Stream 9 is separated in a vapour stream 10 containing more than 99% CO 2 and a liquid stream 15 containing mainly water. The vapour stream 10 is compressed to about 75 bar and is further liquefied (not shown) and dried in a unit 63.

Condensed water stream 13 at 140 0 C is mixed with rich amine solution stream 40. Cold condensate stream 15 is recycled to the top of the stripper column.

Boiler feed water 20 is fed to boiler 54, boiler/condenser 56 and boiler condenser 60. Generated steam at about 2 barg and 133 0 C enters reboiler 50 (section a). About 75% of required heat is supplied by steam generated in said boilers. About 25% of the steam is supplied to reboiler 50 (section b) from other sources.

Example 2:

Rich amine solution 118 containing 8.3 wt% CO 2 , 27.5 wt% MEA and 64.2 wt% H 2 O enters a stripper section 151 where about 62% of absorbed CO 2 is stripped off by means of evaporation. Heat is supplied in reboiler 150 and lean amine solution 119 containing about 3.4% CO 2 is recycled to an absorption section (not shown). Vapour 101 containing about 49 wt% H 2 O and 51 wt% CO 2 leaves the stripper column at the top.

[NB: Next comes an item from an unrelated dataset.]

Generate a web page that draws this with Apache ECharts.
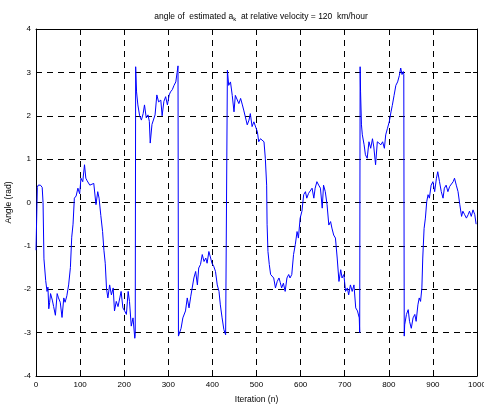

Vapour stream 101 is cooled to 25 0 C in heat exchanger 153 and condensed water is separated from the CO 2 containing vapour phase in unit 155. Condensed water is recycled via pump 154 to the top of the stripper column 152.

Vapour stream 103 is compressed to 75 bar in 4 compressor stages 156, 159, 162 and 165 with intermediate coolers 157, 160 and 163 and intermediate vapour/condensate separators 158, 161 and 164. The compressed CO 2 stream 113 is further liquefied (not shown) and dried in a unit 166.

The advantage of the present invention is exemplified by the following difference in energy consumption between the conventional process (Figure 1) and the novel process (Figure 2).

The heat consumption is 4 MJ/kg CO 2 recovered in both cases. Steam to electric power efficiency is estimated to 28% using low pressure steam to

generate electric power in a condensation steam turbine assuming a turbine efficiency of 90% and exit pressure of 0.025 bar.

Thus the present invention can increase the power plant efficiency with about 1.3 %-points.